Get a little unit about your project out into the world, and then you can stop thinking about it.
(I’m trying to do this on Mastodon now instead.)
Even better: get a blog! Having your own corner of the internet to write about the work that you are doing is a small investment that will pay off many times over.
(“Nobody blogs anymore” I said in the talk... Phil Gyford disagrees with that meme so much that he launched a new blog directory to show how wrong it is.)
The enemy of projects, especially personal projects, is guilt.
The more projects you have, the more guilty you feel about working on any one of them—because you’re not working on the others, and those projects haven’t yet achieved their goals.
You have to overcome guilt if you’re going to work on 185 projects at once!
This is the most important tip: avoid side projects with user accounts.
If you build something that people can sign into, that’s not a side-project, it’s an unpaid job. It’s a very big responsibility, avoid at all costs!
Almost all of my projects right now are open source things that people can run on their own machines, because that’s about as far away from user accounts as I can get.
I still have a responsibility for shipping security updates and things like that, but at least I’m not holding onto other people’s data for them.
I feel like if your project is tested and documented, you have nothing to feel guilty about.

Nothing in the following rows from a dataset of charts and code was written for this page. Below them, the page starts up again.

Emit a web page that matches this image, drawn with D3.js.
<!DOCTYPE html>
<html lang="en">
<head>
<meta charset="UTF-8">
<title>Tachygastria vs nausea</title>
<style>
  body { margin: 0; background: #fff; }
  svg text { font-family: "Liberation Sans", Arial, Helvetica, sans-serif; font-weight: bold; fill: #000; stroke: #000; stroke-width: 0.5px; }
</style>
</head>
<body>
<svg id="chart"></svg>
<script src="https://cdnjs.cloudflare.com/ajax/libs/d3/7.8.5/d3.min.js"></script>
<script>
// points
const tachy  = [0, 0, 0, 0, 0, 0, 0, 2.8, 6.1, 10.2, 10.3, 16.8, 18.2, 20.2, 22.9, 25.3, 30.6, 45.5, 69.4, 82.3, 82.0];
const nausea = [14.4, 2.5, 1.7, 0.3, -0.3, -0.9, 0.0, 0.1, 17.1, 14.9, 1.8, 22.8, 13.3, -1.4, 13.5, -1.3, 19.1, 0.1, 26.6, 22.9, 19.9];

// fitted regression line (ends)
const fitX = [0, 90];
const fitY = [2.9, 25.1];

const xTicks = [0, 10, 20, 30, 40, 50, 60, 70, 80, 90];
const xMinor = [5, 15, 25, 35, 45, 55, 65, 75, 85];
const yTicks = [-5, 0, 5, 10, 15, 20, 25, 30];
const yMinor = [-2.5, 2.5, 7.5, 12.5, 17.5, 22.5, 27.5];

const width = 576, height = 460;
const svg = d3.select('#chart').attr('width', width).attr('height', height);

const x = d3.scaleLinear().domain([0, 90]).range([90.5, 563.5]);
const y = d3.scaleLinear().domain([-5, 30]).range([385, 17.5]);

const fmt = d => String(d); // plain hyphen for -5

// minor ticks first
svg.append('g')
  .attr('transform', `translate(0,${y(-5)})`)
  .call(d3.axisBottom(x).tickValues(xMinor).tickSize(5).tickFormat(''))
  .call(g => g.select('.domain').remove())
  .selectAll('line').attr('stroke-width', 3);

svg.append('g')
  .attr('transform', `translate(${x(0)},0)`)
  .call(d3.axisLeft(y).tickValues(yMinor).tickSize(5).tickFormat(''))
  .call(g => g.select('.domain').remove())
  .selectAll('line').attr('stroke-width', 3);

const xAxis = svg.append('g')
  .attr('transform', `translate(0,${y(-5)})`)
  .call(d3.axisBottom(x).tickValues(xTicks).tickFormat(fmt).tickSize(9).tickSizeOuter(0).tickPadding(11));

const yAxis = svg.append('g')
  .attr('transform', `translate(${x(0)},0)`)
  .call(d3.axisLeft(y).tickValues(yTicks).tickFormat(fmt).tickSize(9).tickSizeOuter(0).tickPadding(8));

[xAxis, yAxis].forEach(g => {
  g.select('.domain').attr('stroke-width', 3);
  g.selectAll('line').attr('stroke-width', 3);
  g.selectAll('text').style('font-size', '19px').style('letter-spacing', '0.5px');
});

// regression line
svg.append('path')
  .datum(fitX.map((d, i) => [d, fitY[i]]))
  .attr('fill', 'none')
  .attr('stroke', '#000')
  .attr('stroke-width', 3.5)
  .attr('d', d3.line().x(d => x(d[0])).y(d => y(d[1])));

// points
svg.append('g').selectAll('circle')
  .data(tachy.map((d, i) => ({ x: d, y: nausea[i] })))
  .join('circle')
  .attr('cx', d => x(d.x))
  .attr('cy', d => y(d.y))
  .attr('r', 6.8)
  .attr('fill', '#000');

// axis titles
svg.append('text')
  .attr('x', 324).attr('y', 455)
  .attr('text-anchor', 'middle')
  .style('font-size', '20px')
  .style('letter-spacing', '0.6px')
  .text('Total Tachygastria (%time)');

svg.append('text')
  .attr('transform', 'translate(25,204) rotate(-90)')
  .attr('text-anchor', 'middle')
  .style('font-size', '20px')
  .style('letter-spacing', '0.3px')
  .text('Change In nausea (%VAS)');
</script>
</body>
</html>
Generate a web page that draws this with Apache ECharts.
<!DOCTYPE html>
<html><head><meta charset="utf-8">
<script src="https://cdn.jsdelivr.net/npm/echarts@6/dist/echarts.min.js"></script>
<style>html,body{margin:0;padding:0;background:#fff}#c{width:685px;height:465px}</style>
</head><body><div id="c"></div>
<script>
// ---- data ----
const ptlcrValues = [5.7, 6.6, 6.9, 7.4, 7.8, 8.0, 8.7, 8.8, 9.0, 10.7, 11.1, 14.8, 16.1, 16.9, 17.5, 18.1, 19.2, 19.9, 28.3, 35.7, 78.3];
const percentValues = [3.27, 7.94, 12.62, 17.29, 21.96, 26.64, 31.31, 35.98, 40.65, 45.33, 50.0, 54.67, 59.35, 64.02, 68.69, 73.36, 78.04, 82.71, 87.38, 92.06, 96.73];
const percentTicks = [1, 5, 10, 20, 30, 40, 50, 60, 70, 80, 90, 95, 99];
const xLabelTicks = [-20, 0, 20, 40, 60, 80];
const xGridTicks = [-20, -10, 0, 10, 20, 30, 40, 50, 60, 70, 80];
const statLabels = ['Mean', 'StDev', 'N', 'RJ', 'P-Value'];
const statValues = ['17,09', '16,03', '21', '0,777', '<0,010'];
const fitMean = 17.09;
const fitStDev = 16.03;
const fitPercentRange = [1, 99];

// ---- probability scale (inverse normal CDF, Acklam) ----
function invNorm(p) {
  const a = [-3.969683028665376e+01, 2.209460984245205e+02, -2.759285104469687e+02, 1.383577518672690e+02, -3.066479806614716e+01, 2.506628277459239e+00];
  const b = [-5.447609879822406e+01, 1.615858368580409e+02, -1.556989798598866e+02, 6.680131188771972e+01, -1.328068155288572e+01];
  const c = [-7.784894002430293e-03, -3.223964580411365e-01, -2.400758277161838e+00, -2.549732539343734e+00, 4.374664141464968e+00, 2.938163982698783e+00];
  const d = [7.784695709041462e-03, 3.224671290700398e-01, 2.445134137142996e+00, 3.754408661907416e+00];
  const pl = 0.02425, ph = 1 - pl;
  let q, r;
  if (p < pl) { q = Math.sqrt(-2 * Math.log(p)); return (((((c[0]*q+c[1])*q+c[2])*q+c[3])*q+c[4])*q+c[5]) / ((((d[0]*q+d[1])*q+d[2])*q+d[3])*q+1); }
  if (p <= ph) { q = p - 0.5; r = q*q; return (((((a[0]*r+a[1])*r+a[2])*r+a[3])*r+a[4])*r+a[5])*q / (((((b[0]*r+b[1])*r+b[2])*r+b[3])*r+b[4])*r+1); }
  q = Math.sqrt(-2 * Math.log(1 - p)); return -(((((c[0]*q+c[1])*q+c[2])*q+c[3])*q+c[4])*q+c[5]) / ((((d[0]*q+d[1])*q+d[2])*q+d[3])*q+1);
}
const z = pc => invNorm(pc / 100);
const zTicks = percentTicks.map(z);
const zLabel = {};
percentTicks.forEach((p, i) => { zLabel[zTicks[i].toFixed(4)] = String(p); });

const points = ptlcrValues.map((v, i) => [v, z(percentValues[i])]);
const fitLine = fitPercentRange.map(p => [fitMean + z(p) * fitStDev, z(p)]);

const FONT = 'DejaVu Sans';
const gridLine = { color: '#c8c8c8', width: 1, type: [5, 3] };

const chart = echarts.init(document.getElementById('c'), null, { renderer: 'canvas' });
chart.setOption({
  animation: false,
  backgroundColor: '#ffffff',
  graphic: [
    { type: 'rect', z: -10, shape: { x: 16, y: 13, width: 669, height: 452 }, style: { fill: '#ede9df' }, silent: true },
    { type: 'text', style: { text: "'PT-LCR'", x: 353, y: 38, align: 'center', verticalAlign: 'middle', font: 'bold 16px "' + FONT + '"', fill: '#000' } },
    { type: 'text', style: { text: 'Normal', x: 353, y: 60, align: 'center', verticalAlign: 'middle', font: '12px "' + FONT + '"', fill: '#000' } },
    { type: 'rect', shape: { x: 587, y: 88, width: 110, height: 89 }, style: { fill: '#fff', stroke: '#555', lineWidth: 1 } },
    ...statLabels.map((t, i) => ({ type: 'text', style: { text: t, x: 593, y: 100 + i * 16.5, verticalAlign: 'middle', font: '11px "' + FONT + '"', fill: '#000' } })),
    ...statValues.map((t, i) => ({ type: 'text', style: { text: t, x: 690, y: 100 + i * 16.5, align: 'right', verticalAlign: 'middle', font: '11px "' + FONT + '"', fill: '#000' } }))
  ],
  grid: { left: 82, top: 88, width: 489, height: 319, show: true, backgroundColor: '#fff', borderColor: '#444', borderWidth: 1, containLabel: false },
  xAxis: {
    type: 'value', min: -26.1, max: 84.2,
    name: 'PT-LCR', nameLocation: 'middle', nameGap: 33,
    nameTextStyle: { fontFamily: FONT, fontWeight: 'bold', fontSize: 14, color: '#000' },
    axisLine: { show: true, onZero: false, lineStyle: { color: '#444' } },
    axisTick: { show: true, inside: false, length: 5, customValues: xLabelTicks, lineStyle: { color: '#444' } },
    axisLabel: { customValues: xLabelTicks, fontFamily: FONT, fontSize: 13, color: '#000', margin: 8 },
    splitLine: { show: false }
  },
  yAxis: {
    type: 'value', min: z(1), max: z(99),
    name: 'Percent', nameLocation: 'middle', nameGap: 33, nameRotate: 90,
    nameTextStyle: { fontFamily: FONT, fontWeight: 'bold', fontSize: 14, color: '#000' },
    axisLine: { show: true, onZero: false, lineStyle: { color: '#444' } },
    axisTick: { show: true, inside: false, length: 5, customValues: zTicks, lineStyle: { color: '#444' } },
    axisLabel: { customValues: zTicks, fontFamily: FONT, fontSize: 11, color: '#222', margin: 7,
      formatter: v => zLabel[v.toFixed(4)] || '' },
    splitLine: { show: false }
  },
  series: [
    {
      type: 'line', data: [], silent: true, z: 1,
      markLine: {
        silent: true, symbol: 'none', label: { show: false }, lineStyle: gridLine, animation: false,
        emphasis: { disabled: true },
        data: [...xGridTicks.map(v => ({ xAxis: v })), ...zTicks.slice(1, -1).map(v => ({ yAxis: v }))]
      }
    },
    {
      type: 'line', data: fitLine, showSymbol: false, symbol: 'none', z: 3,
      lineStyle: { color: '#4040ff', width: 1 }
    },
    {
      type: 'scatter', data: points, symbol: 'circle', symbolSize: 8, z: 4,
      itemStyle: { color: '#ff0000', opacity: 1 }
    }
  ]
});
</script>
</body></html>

You have put a thing out into the world, and it has tests to show that it works, and it has documentation that explains what it is.
This means I can step back and say that it’s OK for me to work on other things. That thing there is a unit that makes sense to people.
That’s what I tell myself anyway! It’s OK to have 185 projects provided they all have documentation and they all have tests.
Do that and the guilt just disappears. You can live guilt free!
You can follow me on Mastodon at @simon@simonwillison.net or on GitHub at github.com/simonw. Or subscribe to my blog at simonwillison.net!
From the Q&A:
- You’ve tweeted about using GitHub Projects. Could you talk about that?
- GitHub Projects V2 is the perfect TODO list for me, because it lets me bring together issues from different repositories. I use a project called “Everything” on a daily basis (it’s my browser default window)—I add issues to it that I plan to work on, including personal TODO list items as well as issues from my various public and private repositories. It’s kind of like a cross between Trello and Airtable and I absolutely love it.
- How did you move notes from the private to the public repo?
- GitHub doesn’t let you do this. But there’s a trick I use involving a
temp
repo which I switch between public and private to help transfer notes. More in this TIL.
- GitHub doesn’t let you do this. But there’s a trick I use involving a
- Question about the perfect commit: do you commit your failing tests?
- I don’t: I try to keep the commits that land on my
main
branch always passing. I’ll sometimes write the failing test before the implementation and then commit them together. For larger projects I’ll work in a branch and then squash-merge the final result into a perfect commit to main later on.